While there is still good reason for Catholics to study Prometheus Unbound as Shelley’s personal Satanic fanfic, it is a little bothersome to see that fantasy conflated with the actual myths. The protagonist of Prometheus Unbound is an entirely different character and is the progenitor for a great deal of trouble, certainly, but why should Catholics – or anyone else – let that affect their perception of the mythic Titan? Why are Catholics not examining Prometheus as a guardian of humanity sent by God to protect His creation, sort of like Gandalf in The Fellowship of the Ring or The Hobbit? Tolkien scholars agree that the “Secret Fire” which Gandalf states he serves is the Holy Spirit, and while Odin may have inspired the wizard’s physical appearance, their personalities are quite different. Gandalf wields fire and the third Elven ring, Narya, the “Ring of Fire” which lets him set men’s hearts ablaze to help them confront the evil of Sauron.

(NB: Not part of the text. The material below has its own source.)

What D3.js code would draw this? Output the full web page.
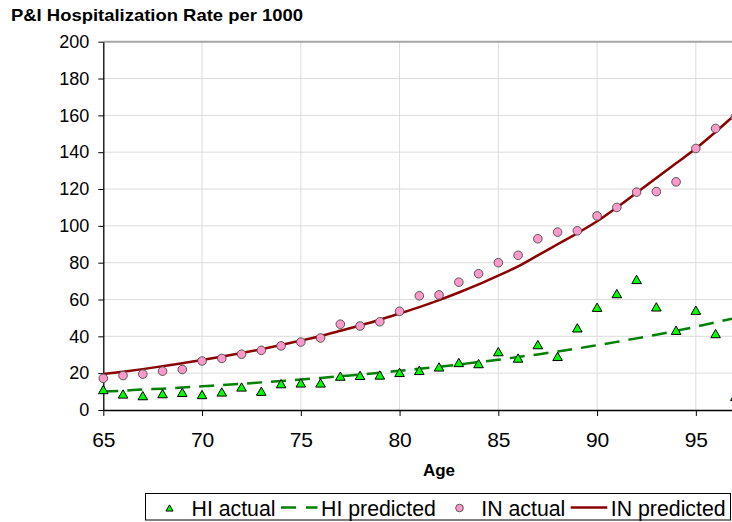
<!DOCTYPE html>
<html>
<head>
<meta charset="utf-8">
<script src="https://cdn.jsdelivr.net/npm/d3@7"></script>
<style>
  body { margin: 0; background: #fff; }
  svg { display: block; font-family: "Liberation Sans", Arial, sans-serif; }
</style>
</head>
<body>
<div id="chart"></div>
<script>
// ages on the x axis
var ages = [65, 66, 67, 68, 69, 70, 71, 72, 73, 74, 75, 76, 77, 78, 79, 80, 81,
  82, 83, 84, 85, 86, 87, 88, 89, 90, 91, 92, 93, 94, 95, 96, 97];
var predAges = ages.concat([98]);

var hiActual = [10.9, 8.5, 7.6, 8.7, 9.4, 8.2, 9.6, 12.3, 10, 14.1, 14.5, 14.5, 18.2, 18.6,
  18.8, 20.2, 21.3, 23.2, 25.6, 25, 31.5, 28, 35.3, 28.9, 44.4, 55.6, 63, 70.7,
  55.8, 43.1, 54, 41.3, 7.2];
var hiPredicted = [10, 10.5, 11.1, 11.6, 12.2, 12.9, 13.5, 14.2, 15, 15.7, 16.5, 17.4,
  18.3, 19.2, 20.2, 21.3, 22.4, 23.5, 24.7, 26, 27.3, 28.8, 30.2, 31.8, 33.4,
  35.2, 37, 38.9, 40.9, 43, 45.2, 47.6, 50, 52.6];
var inActual = [17.2, 18.7, 19.5, 21.1, 22, 26.6, 28, 30.3, 32.4, 34.8, 36.9, 39.1, 46.6,
  45.6, 47.9, 53.6, 62, 62.5, 69.4, 74, 80, 84, 93, 96.6, 97.3, 105.4, 110,
  118.3, 118.6, 123.9, 142, 152.9, 159];
var inPredicted = [19.5, 20.8, 22.2, 23.8, 25.4, 27.1, 29, 30.9, 33, 35.3, 37.7, 40.2, 43,
  45.9, 49, 52.4, 55.9, 59.7, 63.8, 68.2, 73, 78, 84, 90, 96, 102.5, 110, 118,
  126, 134, 142, 151, 160.5, 170];

var yTicks = [0, 20, 40, 60, 80, 100, 120, 140, 160, 180, 200];
var xTicks = [65, 70, 75, 80, 85, 90, 95];

var legendItems = ["HI actual", "HI predicted", "IN actual", "IN predicted"];

var width = 732, height = 522;
var greenLine = "#008000", redLine = "#8b0000", pink = "#ff99cc", lime = "#00ff00";

var svg = d3.select("#chart").append("svg")
  .attr("width", width)
  .attr("height", height);

svg.append("rect").attr("width", width).attr("height", height).attr("fill", "#fff");

var x = d3.scaleLinear().domain([65, 100]).range([103.3, 794.6]);
var y = d3.scaleLinear().domain([0, 200]).range([410, 41.7]);

// gridlines
svg.append("g").selectAll("line")
  .data(yTicks.filter(function(d) { return d > 0 && d < 200; }))
  .enter().append("line")
  .attr("x1", x(65)).attr("x2", width)
  .attr("y1", function(d) { return y(d); }).attr("y2", function(d) { return y(d); })
  .attr("stroke", "#dcdcdc").attr("stroke-width", 1);

svg.append("g").selectAll("line")
  .data(xTicks.filter(function(d) { return d > 65; }))
  .enter().append("line")
  .attr("x1", function(d) { return x(d); }).attr("x2", function(d) { return x(d); })
  .attr("y1", y(200)).attr("y2", y(0))
  .attr("stroke", "#dcdcdc").attr("stroke-width", 1);

// plot area top border
svg.append("line")
  .attr("x1", x(65)).attr("x2", width)
  .attr("y1", y(200)).attr("y2", y(200))
  .attr("stroke", "#a6a6a6").attr("stroke-width", 2);

// axes
var yAxis = svg.append("g")
  .attr("transform", "translate(" + x(65) + ",0)")
  .call(d3.axisLeft(y).tickValues(yTicks).tickSize(5).tickSizeOuter(0).tickPadding(9));
yAxis.selectAll("text").attr("font-size", 18).attr("fill", "#000")
  .attr("font-family", "Liberation Sans, Arial, sans-serif");

var xAxis = svg.append("g")
  .attr("transform", "translate(0," + y(0) + ")")
  .call(d3.axisBottom(x).tickValues(xTicks).tickSize(6).tickSizeOuter(0).tickPadding(16.5));
xAxis.selectAll("text").attr("font-size", 21).attr("fill", "#000")
  .attr("font-family", "Liberation Sans, Arial, sans-serif");

[yAxis, xAxis].forEach(function(a) {
  a.selectAll("line").attr("stroke", "#000");
  a.select(".domain").attr("stroke", "#000").attr("stroke-width", 1.3);
});

// predicted curves
var line = d3.line()
  .x(function(d) { return x(d[0]); })
  .y(function(d) { return y(d[1]); })
  .curve(d3.curveMonotoneX);

svg.append("path")
  .datum(d3.zip(predAges, hiPredicted))
  .attr("d", line)
  .attr("fill", "none")
  .attr("stroke", greenLine)
  .attr("stroke-width", 2.5)
  .attr("stroke-dasharray", "15,9");

svg.append("path")
  .datum(d3.zip(predAges, inPredicted))
  .attr("d", line)
  .attr("fill", "none")
  .attr("stroke", redLine)
  .attr("stroke-width", 2.5);

// actual points
svg.append("g").selectAll("circle")
  .data(d3.zip(ages, inActual))
  .enter().append("circle")
  .attr("cx", function(d) { return x(d[0]); })
  .attr("cy", function(d) { return y(d[1]); })
  .attr("r", 4.3)
  .attr("fill", pink)
  .attr("stroke", "#555")
  .attr("stroke-width", 1);

var tri = d3.symbol().type(d3.symbolTriangle).size(40);
svg.append("g").selectAll("path")
  .data(d3.zip(ages, hiActual))
  .enter().append("path")
  .attr("d", tri)
  .attr("transform", function(d) { return "translate(" + x(d[0]) + "," + (y(d[1]) + 1) + ")"; })
  .attr("fill", lime)
  .attr("stroke", "#000")
  .attr("stroke-width", 1);

// titles
svg.append("text")
  .attr("x", 11).attr("y", 21)
  .attr("font-size", 17).attr("font-weight", "bold")
  .attr("textLength", 292).attr("lengthAdjust", "spacingAndGlyphs")
  .text("P&I Hospitalization Rate per 1000");

svg.append("text")
  .attr("x", 439).attr("y", 476)
  .attr("text-anchor", "middle")
  .attr("font-size", 17).attr("font-weight", "bold")
  .text("Age");

// legend
var lg = svg.append("g");
lg.append("rect")
  .attr("x", 145.5).attr("y", 493.5).attr("width", 585).attr("height", 26.5)
  .attr("fill", "#fff").attr("stroke", "#000").attr("stroke-width", 1);

lg.append("path")
  .attr("d", d3.symbol().type(d3.symbolTriangle).size(22))
  .attr("transform", "translate(169.5,509)")
  .attr("fill", lime).attr("stroke", "#000").attr("stroke-width", 1);
lg.append("line")
  .attr("x1", 281).attr("x2", 317.5).attr("y1", 507.5).attr("y2", 507.5)
  .attr("stroke", greenLine).attr("stroke-width", 2.5).attr("stroke-dasharray", "15,10");
lg.append("circle")
  .attr("cx", 459.5).attr("cy", 508).attr("r", 3.8)
  .attr("fill", pink).attr("stroke", "#555").attr("stroke-width", 1);
lg.append("line")
  .attr("x1", 570.7).attr("x2", 607.3).attr("y1", 507.5).attr("y2", 507.5)
  .attr("stroke", redLine).attr("stroke-width", 2.5);

var legendX = [191.5, 321, 481.3, 610.8];
lg.selectAll("text")
  .data(legendItems)
  .enter().append("text")
  .attr("x", function(d, i) { return legendX[i]; })
  .attr("y", 515.5)
  .attr("font-size", 21.3)
  .text(function(d) { return d; });
</script>
</body>
</html>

Prometheus is said to have stolen fire in the ancient myths. But from a Catholic’s perspective, what if he didn’t actually steal it? Tolkien was much better versed in ancient myth, Greek as well as Norse, than most people today are. He would know all about The Necromancer, as he himself called Odin All-Father in Beowulf: A Translation and Commentary. For all his love of Norse mythology, that was not the only source the good professor drew upon in his writings.

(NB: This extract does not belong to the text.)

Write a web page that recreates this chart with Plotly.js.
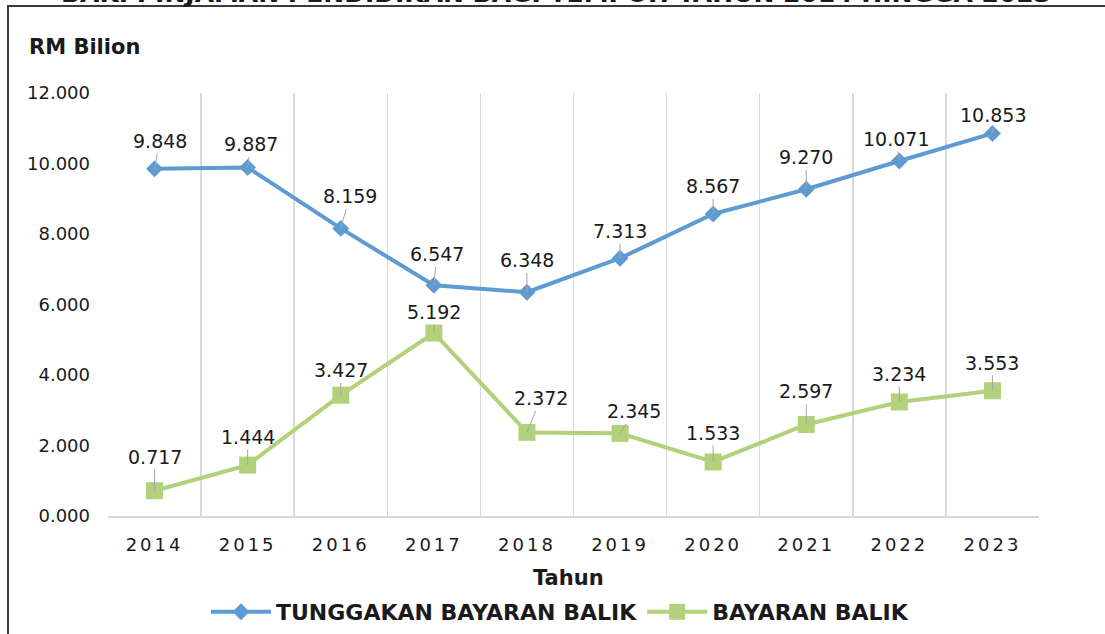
<!DOCTYPE html>
<html>
<head>
<meta charset="utf-8">
<script src="https://cdn.plot.ly/plotly-3.0.1.min.js"></script>
<style>
  html, body { margin: 0; padding: 0; background: #fff; }
  #chart { width: 1105px; height: 634px; }
  .xtick text { letter-spacing: 3px; }
</style>
</head>
<body>
<div id="chart"></div>
<script>
// ---- Data ----
const years = ['2014','2015','2016','2017','2018','2019','2020','2021','2022','2023'];
const tunggakan = [9.848, 9.887, 8.159, 6.547, 6.348, 7.313, 8.567, 9.270, 10.071, 10.853];
const bayaran = [0.717, 1.444, 3.427, 5.192, 2.372, 2.345, 1.533, 2.597, 3.234, 3.553];
const seriesNames = ['TUNGGAKAN BAYARAN BALIK', 'BAYARAN BALIK'];
const yTicks = [0, 2, 4, 6, 8, 10, 12];

// ---- Label placement (pixel offsets of label centre from point) ----
const offTung = [[5,-28],[3,-23],[9,-32],[3,-31],[0,-32],[0,-27],[0,-28],[0,-32],[-3,-22],[1,-18]];
const offBay  = [[0,-34],[0,-28],[0,-25],[0,-21],[14,-34],[14,-22],[0,-29],[0,-33],[0,-28],[0,-28]];

const blue = '#5F9BD3';
const green = '#B1D27A';
const textFont = {family: 'DejaVu Sans, Verdana, sans-serif', size: 19, color: '#1a1a1a'};
const tickFont = {family: 'DejaVu Sans, Verdana, sans-serif', size: 18, color: '#1a1a1a'};
const boldFont = {family: 'DejaVu Sans, Verdana, sans-serif', size: 21, color: '#1a1a1a', weight: 'bold'};

const traces = [
  {
    x: years, y: tunggakan, name: seriesNames[0], type: 'scatter', mode: 'lines+markers',
    line: {color: blue, width: 4},
    marker: {symbol: 'diamond', size: 13, color: blue},
    hoverinfo: 'x+y'
  },
  {
    x: years, y: bayaran, name: seriesNames[1], type: 'scatter', mode: 'lines+markers',
    line: {color: green, width: 4},
    marker: {symbol: 'square', size: 17, color: green},
    hoverinfo: 'x+y'
  }
];

function labelAnns(vals, offs) {
  return vals.map((v, i) => ({
    x: i, y: v, xref: 'x', yref: 'y',
    text: v.toFixed(3),
    showarrow: true, arrowhead: 0, arrowwidth: 1, arrowcolor: '#a6a6a6',
    ax: offs[i][0], ay: offs[i][1],
    font: textFont
  }));
}

const L = 108, R = 66, T = 93, B = 118, W = 1105, H = 634;
const pw = W - L - R, ph = H - T - B;
const px = X => (X - L) / pw;
const py = Y => (H - B - Y) / ph;

const annotations = [
  ...labelAnns(tunggakan, offTung),
  ...labelAnns(bayaran, offBay),
  {
    xref: 'paper', yref: 'paper', x: px(27), y: py(47), xanchor: 'left', yanchor: 'middle',
    text: 'RM Bilion', showarrow: false, font: boldFont
  },
  {
    xref: 'paper', yref: 'paper', x: px(568), y: py(578), xanchor: 'center', yanchor: 'middle',
    text: 'Tahun', showarrow: false, font: boldFont
  },
  {
    xref: 'paper', yref: 'paper', x: px(556), y: py(10), xanchor: 'center', yanchor: 'bottom',
    text: 'BAKI PINJAMAN PENDIDIKAN BAGI TEMPOH TAHUN 2014 HINGGA 2023', showarrow: false,
    font: {family: 'DejaVu Sans, Verdana, sans-serif', size: 25, color: '#1a1a1a', weight: 'bold'}
  }
];

const layout = {
  width: W, height: H,
  margin: {l: L, r: R, t: T, b: B},
  paper_bgcolor: '#ffffff', plot_bgcolor: '#ffffff',
  showlegend: true,
  legend: {
    orientation: 'h', xref: 'container', yref: 'container',
    x: 560 / W, xanchor: 'center', y: 1 - 612 / H, yanchor: 'middle',
    font: {family: 'DejaVu Sans, Verdana, sans-serif', size: 22, color: '#1a1a1a', weight: 'bold'},
    itemwidth: 60
  },
  xaxis: {
    type: 'category', tickson: 'boundaries', range: [-0.5, 9.5], autorange: false,
    categoryorder: 'array', categoryarray: years,
    showgrid: true, gridcolor: '#d9d9d9', gridwidth: 1.5,
    showline: true, linecolor: '#d9d9d9', linewidth: 1.5,
    ticks: '', ticklabelstandoff: 12, tickangle: 0, automargin: false,
    tickfont: tickFont,
    fixedrange: true
  },
  yaxis: {
    range: [0, 12], autorange: false, tickvals: yTicks, tickformat: '.3f',
    showgrid: false, zeroline: false, showline: false,
    ticks: '', ticklabelstandoff: 17, automargin: false,
    tickfont: tickFont,
    fixedrange: true
  },
  shapes: [
    {type: 'rect', xref: 'paper', yref: 'paper',
     x0: px(8), x1: px(1120), y0: py(650), y1: py(6),
     line: {color: '#3a3a3a', width: 2}, fillcolor: 'rgba(0,0,0,0)', layer: 'below'}
  ],
  annotations: annotations
};

Plotly.newPlot('chart', traces, layout, {displayModeBar: false, staticPlot: true});
</script>
</body>
</html>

Prometheus “stole” fire, we are told. What if, instead of stealing, he was given fire by God the Father so that he could help mankind? What if the Olympians took exception to that gift because it broke their control over humanity? The original Prometheus is not the being in Shelley’s play. He is someone older, wiser, and more Titanic, if you will forgive the pun. Why not play with the original myth instead of Shelley’s tale? It would be a better counter to the narrative that Shelley set in motion so long ago, and which has helped to cause such grief.
What do you think? Should we give the original Titan another chance? Or should we simply let Shelley’s version continue to suck the air out of the room?
Looking at Prometheus from another angle might be worth it. We might have done him a great wrong by allowing Shelley’s vision to take over the popular consciousness. A new view may be in order.